■ **STORED DATA**:
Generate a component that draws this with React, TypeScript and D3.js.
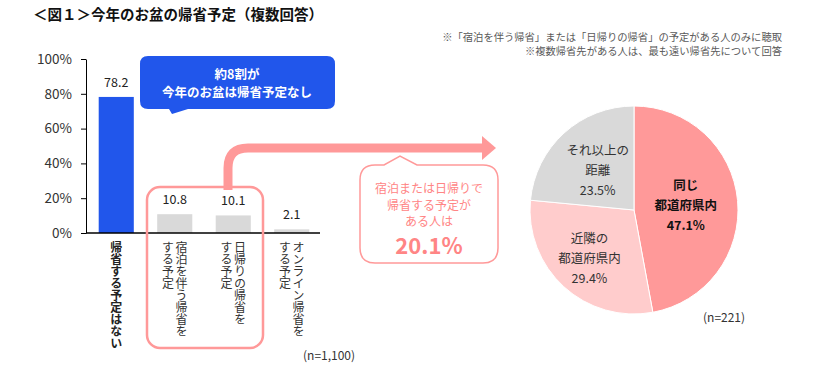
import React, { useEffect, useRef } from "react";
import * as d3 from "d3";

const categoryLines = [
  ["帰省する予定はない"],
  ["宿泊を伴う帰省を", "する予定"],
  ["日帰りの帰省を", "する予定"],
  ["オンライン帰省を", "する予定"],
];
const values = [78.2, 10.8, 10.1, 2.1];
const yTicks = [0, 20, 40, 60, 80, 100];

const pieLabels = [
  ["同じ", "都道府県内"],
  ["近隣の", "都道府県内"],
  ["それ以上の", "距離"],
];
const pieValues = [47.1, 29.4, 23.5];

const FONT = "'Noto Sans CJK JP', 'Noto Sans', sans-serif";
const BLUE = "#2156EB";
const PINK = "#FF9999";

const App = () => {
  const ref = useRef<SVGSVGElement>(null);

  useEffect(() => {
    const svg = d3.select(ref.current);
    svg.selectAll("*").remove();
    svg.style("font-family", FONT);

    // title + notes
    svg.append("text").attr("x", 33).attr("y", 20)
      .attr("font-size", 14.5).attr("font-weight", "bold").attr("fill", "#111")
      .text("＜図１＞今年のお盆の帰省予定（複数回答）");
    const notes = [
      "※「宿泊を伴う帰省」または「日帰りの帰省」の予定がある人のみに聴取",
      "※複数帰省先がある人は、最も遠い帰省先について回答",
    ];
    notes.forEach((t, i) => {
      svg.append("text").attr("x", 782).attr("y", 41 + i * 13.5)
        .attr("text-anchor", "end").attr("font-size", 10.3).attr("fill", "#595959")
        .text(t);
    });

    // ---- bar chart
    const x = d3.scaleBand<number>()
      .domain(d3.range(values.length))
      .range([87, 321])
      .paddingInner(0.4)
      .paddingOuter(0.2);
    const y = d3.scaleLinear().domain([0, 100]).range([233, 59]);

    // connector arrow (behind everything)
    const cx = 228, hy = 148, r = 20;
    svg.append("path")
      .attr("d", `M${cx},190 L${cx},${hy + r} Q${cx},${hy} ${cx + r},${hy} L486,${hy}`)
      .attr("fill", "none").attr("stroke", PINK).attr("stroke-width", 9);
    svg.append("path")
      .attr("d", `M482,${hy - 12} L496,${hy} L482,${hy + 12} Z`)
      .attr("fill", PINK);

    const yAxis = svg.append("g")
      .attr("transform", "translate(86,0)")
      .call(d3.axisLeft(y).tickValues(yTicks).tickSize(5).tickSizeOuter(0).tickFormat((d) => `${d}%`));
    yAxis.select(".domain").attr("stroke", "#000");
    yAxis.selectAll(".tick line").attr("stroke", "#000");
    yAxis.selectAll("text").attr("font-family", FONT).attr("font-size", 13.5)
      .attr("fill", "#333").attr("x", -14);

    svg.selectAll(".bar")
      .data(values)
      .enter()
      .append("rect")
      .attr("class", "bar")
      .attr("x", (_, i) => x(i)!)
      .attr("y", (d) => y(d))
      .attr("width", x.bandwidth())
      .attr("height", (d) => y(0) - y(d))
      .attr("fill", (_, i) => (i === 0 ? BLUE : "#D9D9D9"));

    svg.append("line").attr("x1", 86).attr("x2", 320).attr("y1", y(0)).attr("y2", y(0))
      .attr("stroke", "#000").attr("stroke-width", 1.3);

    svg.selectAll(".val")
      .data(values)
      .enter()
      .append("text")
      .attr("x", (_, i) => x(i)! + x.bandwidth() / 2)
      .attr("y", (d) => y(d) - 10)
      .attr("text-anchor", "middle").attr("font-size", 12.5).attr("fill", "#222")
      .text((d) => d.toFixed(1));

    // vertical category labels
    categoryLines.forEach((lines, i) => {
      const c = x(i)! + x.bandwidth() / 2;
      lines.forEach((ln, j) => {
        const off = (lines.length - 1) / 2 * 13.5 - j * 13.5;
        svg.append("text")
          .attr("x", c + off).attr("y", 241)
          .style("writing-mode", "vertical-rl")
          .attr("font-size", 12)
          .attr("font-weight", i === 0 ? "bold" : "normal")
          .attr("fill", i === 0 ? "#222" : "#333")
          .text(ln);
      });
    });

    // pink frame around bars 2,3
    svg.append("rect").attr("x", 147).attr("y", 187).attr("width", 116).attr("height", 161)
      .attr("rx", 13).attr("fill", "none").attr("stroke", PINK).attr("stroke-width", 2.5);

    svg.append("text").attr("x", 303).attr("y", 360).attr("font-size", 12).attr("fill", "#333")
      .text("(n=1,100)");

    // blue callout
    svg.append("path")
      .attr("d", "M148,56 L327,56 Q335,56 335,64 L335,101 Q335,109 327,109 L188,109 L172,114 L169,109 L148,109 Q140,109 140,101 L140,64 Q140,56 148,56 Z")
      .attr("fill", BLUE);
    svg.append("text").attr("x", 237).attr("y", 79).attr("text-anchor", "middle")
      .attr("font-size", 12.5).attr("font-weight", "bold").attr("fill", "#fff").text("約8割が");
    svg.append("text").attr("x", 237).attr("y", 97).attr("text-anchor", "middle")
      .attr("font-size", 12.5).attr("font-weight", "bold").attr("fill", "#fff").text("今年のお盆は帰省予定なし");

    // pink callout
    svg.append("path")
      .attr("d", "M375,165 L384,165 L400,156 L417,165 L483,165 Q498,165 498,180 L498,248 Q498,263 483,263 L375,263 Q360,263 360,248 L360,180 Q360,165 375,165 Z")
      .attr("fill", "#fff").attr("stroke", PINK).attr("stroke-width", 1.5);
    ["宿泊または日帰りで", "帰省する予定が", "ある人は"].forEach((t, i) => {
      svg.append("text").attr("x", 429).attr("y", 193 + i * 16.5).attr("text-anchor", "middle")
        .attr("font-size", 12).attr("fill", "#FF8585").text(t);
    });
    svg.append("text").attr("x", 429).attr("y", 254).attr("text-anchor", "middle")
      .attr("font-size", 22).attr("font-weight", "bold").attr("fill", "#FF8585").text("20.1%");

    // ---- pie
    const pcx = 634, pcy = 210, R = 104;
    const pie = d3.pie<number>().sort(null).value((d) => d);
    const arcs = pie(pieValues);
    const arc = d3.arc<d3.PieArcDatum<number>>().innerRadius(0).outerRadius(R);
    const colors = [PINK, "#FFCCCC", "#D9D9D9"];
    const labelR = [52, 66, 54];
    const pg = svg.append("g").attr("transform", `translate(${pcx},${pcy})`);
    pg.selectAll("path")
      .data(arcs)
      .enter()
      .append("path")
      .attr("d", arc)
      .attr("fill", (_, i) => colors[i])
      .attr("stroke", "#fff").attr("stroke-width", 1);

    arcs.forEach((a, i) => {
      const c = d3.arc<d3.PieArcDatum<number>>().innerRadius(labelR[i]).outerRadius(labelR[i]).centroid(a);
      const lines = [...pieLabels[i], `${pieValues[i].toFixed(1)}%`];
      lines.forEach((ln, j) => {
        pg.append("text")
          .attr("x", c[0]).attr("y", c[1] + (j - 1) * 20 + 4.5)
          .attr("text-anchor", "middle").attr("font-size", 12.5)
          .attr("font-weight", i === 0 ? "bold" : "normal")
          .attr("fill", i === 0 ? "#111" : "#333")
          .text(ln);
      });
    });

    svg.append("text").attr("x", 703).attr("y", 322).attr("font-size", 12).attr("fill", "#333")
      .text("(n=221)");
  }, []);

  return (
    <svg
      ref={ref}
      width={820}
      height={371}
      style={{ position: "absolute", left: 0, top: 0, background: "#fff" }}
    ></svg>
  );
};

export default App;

■ **WHAT TO WORK ON**: The listing above needs to be output again exactly. Don't include the pictures.

■ **REPLY TO THE TASK**:
Generate a component that draws this with React, TypeScript and D3.js.
import React, { useEffect, useRef } from "react";
import * as d3 from "d3";

const categoryLines = [
  ["帰省する予定はない"],
  ["宿泊を伴う帰省を", "する予定"],
  ["日帰りの帰省を", "する予定"],
  ["オンライン帰省を", "する予定"],
];
const values = [78.2, 10.8, 10.1, 2.1];
const yTicks = [0, 20, 40, 60, 80, 100];

const pieLabels = [
  ["同じ", "都道府県内"],
  ["近隣の", "都道府県内"],
  ["それ以上の", "距離"],
];
const pieValues = [47.1, 29.4, 23.5];

const FONT = "'Noto Sans CJK JP', 'Noto Sans', sans-serif";
const BLUE = "#2156EB";
const PINK = "#FF9999";

const App = () => {
  const ref = useRef<SVGSVGElement>(null);

  useEffect(() => {
    const svg = d3.select(ref.current);
    svg.selectAll("*").remove();
    svg.style("font-family", FONT);

    // title + notes
    svg.append("text").attr("x", 33).attr("y", 20)
      .attr("font-size", 14.5).attr("font-weight", "bold").attr("fill", "#111")
      .text("＜図１＞今年のお盆の帰省予定（複数回答）");
    const notes = [
      "※「宿泊を伴う帰省」または「日帰りの帰省」の予定がある人のみに聴取",
      "※複数帰省先がある人は、最も遠い帰省先について回答",
    ];
    notes.forEach((t, i) => {
      svg.append("text").attr("x", 782).attr("y", 41 + i * 13.5)
        .attr("text-anchor", "end").attr("font-size", 10.3).attr("fill", "#595959")
        .text(t);
    });

    // ---- bar chart
    const x = d3.scaleBand<number>()
      .domain(d3.range(values.length))
      .range([87, 321])
      .paddingInner(0.4)
      .paddingOuter(0.2);
    const y = d3.scaleLinear().domain([0, 100]).range([233, 59]);

    // connector arrow (behind everything)
    const cx = 228, hy = 148, r = 20;
    svg.append("path")
      .attr("d", `M${cx},190 L${cx},${hy + r} Q${cx},${hy} ${cx + r},${hy} L486,${hy}`)
      .attr("fill", "none").attr("stroke", PINK).attr("stroke-width", 9);
    svg.append("path")
      .attr("d", `M482,${hy - 12} L496,${hy} L482,${hy + 12} Z`)
      .attr("fill", PINK);

    const yAxis = svg.append("g")
      .attr("transform", "translate(86,0)")
      .call(d3.axisLeft(y).tickValues(yTicks).tickSize(5).tickSizeOuter(0).tickFormat((d) => `${d}%`));
    yAxis.select(".domain").attr("stroke", "#000");
    yAxis.selectAll(".tick line").attr("stroke", "#000");
    yAxis.selectAll("text").attr("font-family", FONT).attr("font-size", 13.5)
      .attr("fill", "#333").attr("x", -14);

    svg.selectAll(".bar")
      .data(values)
      .enter()
      .append("rect")
      .attr("class", "bar")
      .attr("x", (_, i) => x(i)!)
      .attr("y", (d) => y(d))
      .attr("width", x.bandwidth())
      .attr("height", (d) => y(0) - y(d))
      .attr("fill", (_, i) => (i === 0 ? BLUE : "#D9D9D9"));

    svg.append("line").attr("x1", 86).attr("x2", 320).attr("y1", y(0)).attr("y2", y(0))
      .attr("stroke", "#000").attr("stroke-width", 1.3);

    svg.selectAll(".val")
      .data(values)
      .enter()
      .append("text")
      .attr("x", (_, i) => x(i)! + x.bandwidth() / 2)
      .attr("y", (d) => y(d) - 10)
      .attr("text-anchor", "middle").attr("font-size", 12.5).attr("fill", "#222")
      .text((d) => d.toFixed(1));

    // vertical category labels
    categoryLines.forEach((lines, i) => {
      const c = x(i)! + x.bandwidth() / 2;
      lines.forEach((ln, j) => {
        const off = (lines.length - 1) / 2 * 13.5 - j * 13.5;
        svg.append("text")
          .attr("x", c + off).attr("y", 241)
          .style("writing-mode", "vertical-rl")
          .attr("font-size", 12)
          .attr("font-weight", i === 0 ? "bold" : "normal")
          .attr("fill", i === 0 ? "#222" : "#333")
          .text(ln);
      });
    });

    // pink frame around bars 2,3
    svg.append("rect").attr("x", 147).attr("y", 187).attr("width", 116).attr("height", 161)
      .attr("rx", 13).attr("fill", "none").attr("stroke", PINK).attr("stroke-width", 2.5);

    svg.append("text").attr("x", 303).attr("y", 360).attr("font-size", 12).attr("fill", "#333")
      .text("(n=1,100)");

    // blue callout
    svg.append("path")
      .attr("d", "M148,56 L327,56 Q335,56 335,64 L335,101 Q335,109 327,109 L188,109 L172,114 L169,109 L148,109 Q140,109 140,101 L140,64 Q140,56 148,56 Z")
      .attr("fill", BLUE);
    svg.append("text").attr("x", 237).attr("y", 79).attr("text-anchor", "middle")
      .attr("font-size", 12.5).attr("font-weight", "bold").attr("fill", "#fff").text("約8割が");
    svg.append("text").attr("x", 237).attr("y", 97).attr("text-anchor", "middle")
      .attr("font-size", 12.5).attr("font-weight", "bold").attr("fill", "#fff").text("今年のお盆は帰省予定なし");

    // pink callout
    svg.append("path")
      .attr("d", "M375,165 L384,165 L400,156 L417,165 L483,165 Q498,165 498,180 L498,248 Q498,263 483,263 L375,263 Q360,263 360,248 L360,180 Q360,165 375,165 Z")
      .attr("fill", "#fff").attr("stroke", PINK).attr("stroke-width", 1.5);
    ["宿泊または日帰りで", "帰省する予定が", "ある人は"].forEach((t, i) => {
      svg.append("text").attr("x", 429).attr("y", 193 + i * 16.5).attr("text-anchor", "middle")
        .attr("font-size", 12).attr("fill", "#FF8585").text(t);
    });
    svg.append("text").attr("x", 429).attr("y", 254).attr("text-anchor", "middle")
      .attr("font-size", 22).attr("font-weight", "bold").attr("fill", "#FF8585").text("20.1%");

    // ---- pie
    const pcx = 634, pcy = 210, R = 104;
    const pie = d3.pie<number>().sort(null).value((d) => d);
    const arcs = pie(pieValues);
    const arc = d3.arc<d3.PieArcDatum<number>>().innerRadius(0).outerRadius(R);
    const colors = [PINK, "#FFCCCC", "#D9D9D9"];
    const labelR = [52, 66, 54];
    const pg = svg.append("g").attr("transform", `translate(${pcx},${pcy})`);
    pg.selectAll("path")
      .data(arcs)
      .enter()
      .append("path")
      .attr("d", arc)
      .attr("fill", (_, i) => colors[i])
      .attr("stroke", "#fff").attr("stroke-width", 1);

    arcs.forEach((a, i) => {
      const c = d3.arc<d3.PieArcDatum<number>>().innerRadius(labelR[i]).outerRadius(labelR[i]).centroid(a);
      const lines = [...pieLabels[i], `${pieValues[i].toFixed(1)}%`];
      lines.forEach((ln, j) => {
        pg.append("text")
          .attr("x", c[0]).attr("y", c[1] + (j - 1) * 20 + 4.5)
          .attr("text-anchor", "middle").attr("font-size", 12.5)
          .attr("font-weight", i === 0 ? "bold" : "normal")
          .attr("fill", i === 0 ? "#111" : "#333")
          .text(ln);
      });
    });

    svg.append("text").attr("x", 703).attr("y", 322).attr("font-size", 12).attr("fill", "#333")
      .text("(n=221)");
  }, []);

  return (
    <svg
      ref={ref}
      width={820}
      height={371}
      style={{ position: "absolute", left: 0, top: 0, background: "#fff" }}
    ></svg>
  );
};

export default App;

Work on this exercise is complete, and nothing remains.